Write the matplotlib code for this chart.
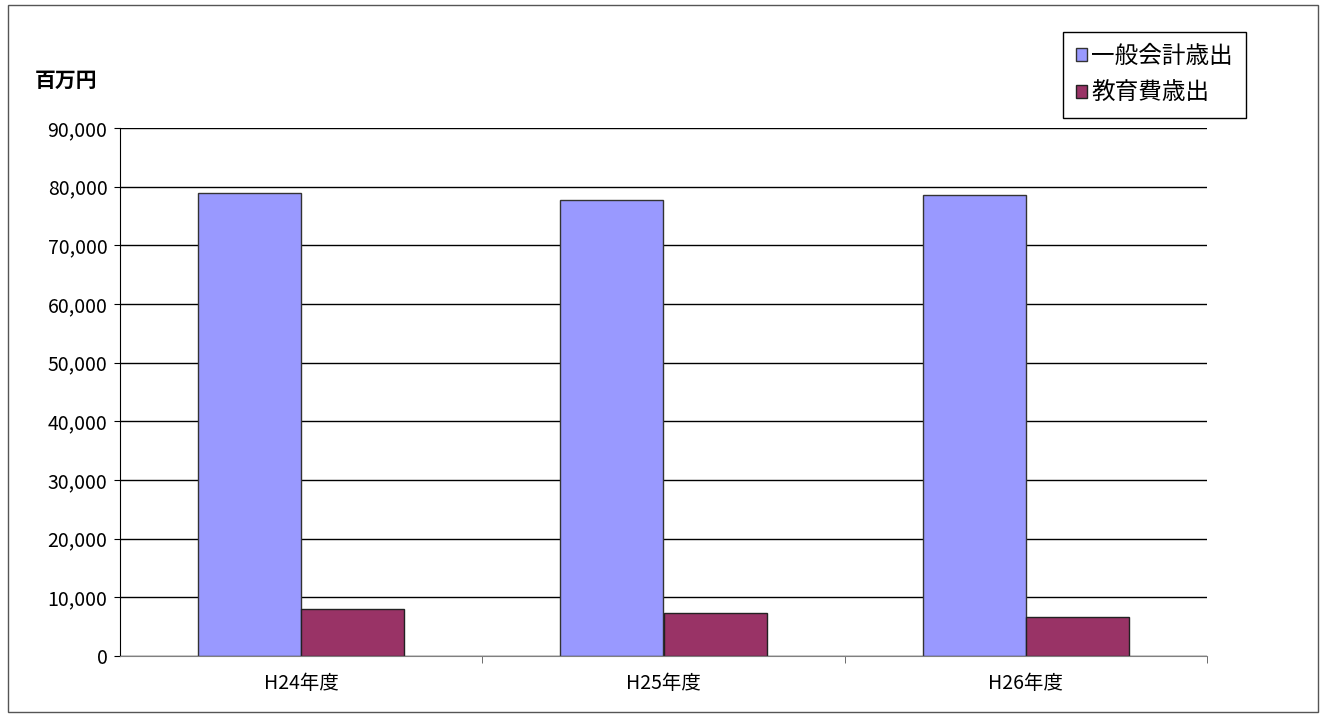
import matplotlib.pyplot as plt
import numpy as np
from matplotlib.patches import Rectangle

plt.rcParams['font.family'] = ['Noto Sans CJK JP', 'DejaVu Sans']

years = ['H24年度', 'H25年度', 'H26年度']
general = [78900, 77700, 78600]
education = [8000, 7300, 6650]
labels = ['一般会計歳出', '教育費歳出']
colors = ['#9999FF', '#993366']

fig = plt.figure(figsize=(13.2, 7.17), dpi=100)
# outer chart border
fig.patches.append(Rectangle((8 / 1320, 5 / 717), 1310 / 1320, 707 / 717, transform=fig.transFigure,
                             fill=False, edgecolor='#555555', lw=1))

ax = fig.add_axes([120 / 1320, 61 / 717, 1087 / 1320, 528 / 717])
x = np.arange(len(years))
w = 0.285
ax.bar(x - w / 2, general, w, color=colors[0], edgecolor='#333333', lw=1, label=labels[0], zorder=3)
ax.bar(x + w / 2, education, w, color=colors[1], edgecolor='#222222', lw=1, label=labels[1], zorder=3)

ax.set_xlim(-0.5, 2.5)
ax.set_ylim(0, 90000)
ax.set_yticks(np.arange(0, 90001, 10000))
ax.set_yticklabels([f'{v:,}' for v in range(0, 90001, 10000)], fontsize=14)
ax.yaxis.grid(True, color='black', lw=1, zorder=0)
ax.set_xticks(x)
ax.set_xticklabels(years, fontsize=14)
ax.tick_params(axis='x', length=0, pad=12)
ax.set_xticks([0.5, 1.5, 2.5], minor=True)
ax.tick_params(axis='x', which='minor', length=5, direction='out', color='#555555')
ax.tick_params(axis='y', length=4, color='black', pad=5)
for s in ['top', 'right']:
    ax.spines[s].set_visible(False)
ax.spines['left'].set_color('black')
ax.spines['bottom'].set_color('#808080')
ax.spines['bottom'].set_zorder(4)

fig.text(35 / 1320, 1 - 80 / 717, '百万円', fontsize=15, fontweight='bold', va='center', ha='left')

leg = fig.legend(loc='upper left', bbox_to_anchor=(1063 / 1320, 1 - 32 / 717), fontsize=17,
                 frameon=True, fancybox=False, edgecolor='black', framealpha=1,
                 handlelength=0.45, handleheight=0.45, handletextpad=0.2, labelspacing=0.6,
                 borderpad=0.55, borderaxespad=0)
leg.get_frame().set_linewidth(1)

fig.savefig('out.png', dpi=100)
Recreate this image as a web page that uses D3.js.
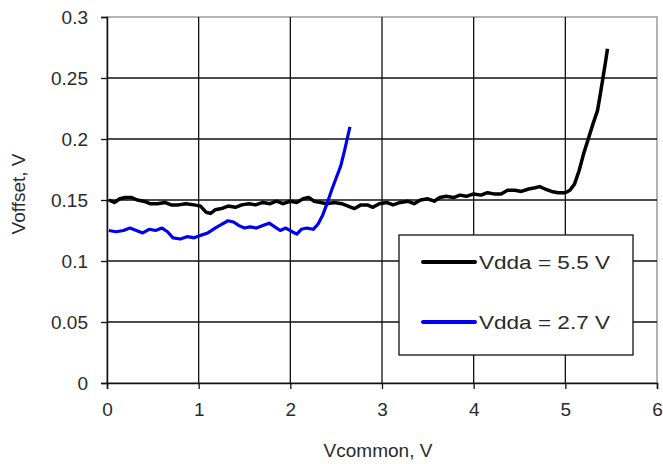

————————

| Task requirements |
Everything from the first line of the records through the line containing "fill=False, edgecolor='#555555', lw=1))" should be reproduced exactly, apart from the pictures.

| Output for this exercise |
Write the matplotlib code for this chart.
import matplotlib.pyplot as plt
import numpy as np
from matplotlib.patches import Rectangle

plt.rcParams['font.family'] = ['Noto Sans CJK JP', 'DejaVu Sans']

years = ['H24年度', 'H25年度', 'H26年度']
general = [78900, 77700, 78600]
education = [8000, 7300, 6650]
labels = ['一般会計歳出', '教育費歳出']
colors = ['#9999FF', '#993366']

fig = plt.figure(figsize=(13.2, 7.17), dpi=100)
# outer chart border
fig.patches.append(Rectangle((8 / 1320, 5 / 717), 1310 / 1320, 707 / 717, transform=fig.transFigure,
                             fill=False, edgecolor='#555555', lw=1))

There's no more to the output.